Mondo Wikipedia

Community and controversy as the online reference giant turns five

Wikipedia draws its fair share of unstoppable armchair philosophers, but it also attracts people who—out of a sense of humanitarian duty, or boredom—just want to get the job done. The goal is simple: free information for the world. Wales, affectionately referred to as "Jimbo," compares working for the site to volunteering for the Red Cross. Contributors treat him like a rock star, honoring him on their user pages with various songs and prayers ("Credimus in unum Jimbonem/patrem omnipotentem"). The arguments over his encyclopedia entry are particularly heated. Some worry that his featured picture doesn't make him look dignified enough: Is his expression ironic? Or just silly? Wales, who never imagined he could attract such a following, says he feels like Tom Sawyer whitewashing Aunt Polly's fence: He thought he'd have to finish the job alone, but suddenly strangers were doing his work.

Some of the most faithful Wikipedians compare the enterprise to building the ancient pyramids: A vast collection of anonymous people make tiny, negligible contributions (a single clause, a comma deletion), and the result is a cultural monument. People have created their own Wikipedias in Slovene, Finnish, Arabic, Afrikaans, Tatar, and 200 other languages. Two and a half years ago, Wales started a new project, Wikibooks, with the hope of providing a cheaper alternative to textbooks (U.S. college students currently spend $5 billion a year on them). Writers have begun to collaborate on texts in many subjects, including microeconomics, linguistics, Shakespeare, Japanese history, wooing men, and raising chickens. There's no copyright charge for taking material off the site, but as of now, most of the books are slipshod and incomplete—not ready for classrooms.
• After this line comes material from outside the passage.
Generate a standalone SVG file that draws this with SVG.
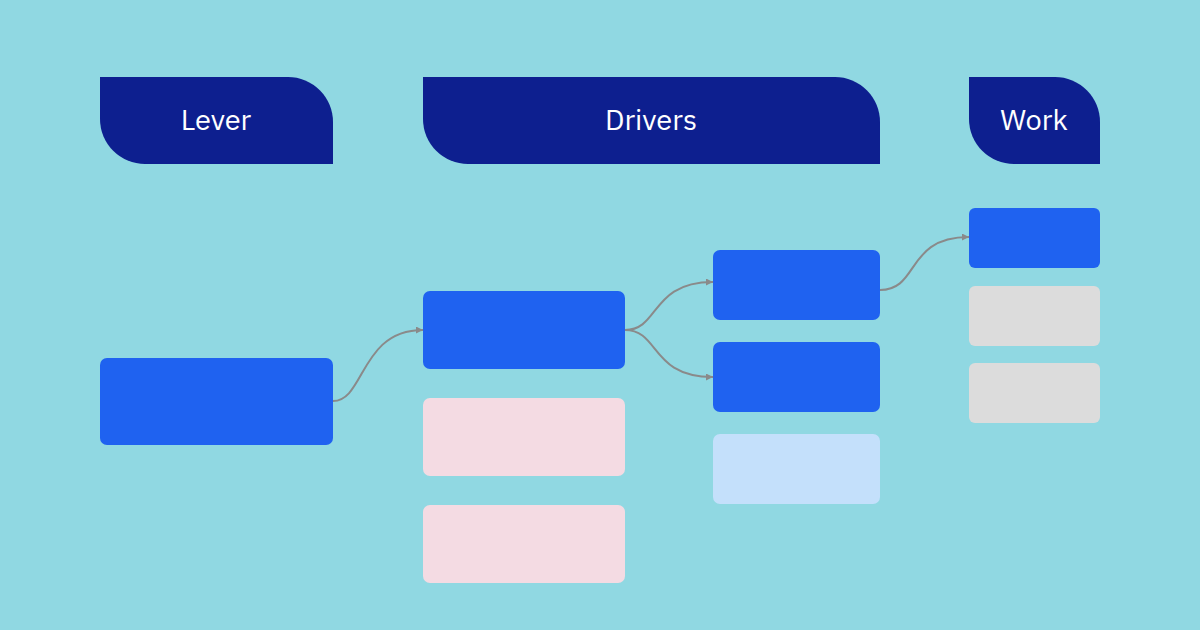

Wikipedia will never be finished, so long as its participants are active. Seventeen thousand people contribute regularly. As Shirky puts it, most encyclopedias ask the questions "Who knows? Who has the facts?" Wikipedia asks something different: "Who cares?" With entries that are both impossibly minute ("Musashi Junior & Senior High School") and transcendent ("Life"), one has to wonder whether Wikipedia will eventually just bloat out of bounds. It's hard to predict whether it represents a paradigm shift or just an anomaly. The site is constantly changing, propelled by its obsessed community. "We forgive those who vandalize against us," writes one club, the Really Reformed Church of Wikipedia, on its user page. "Blessed art thou among Wikipedians/and blessed is the fruit of thy keyboard."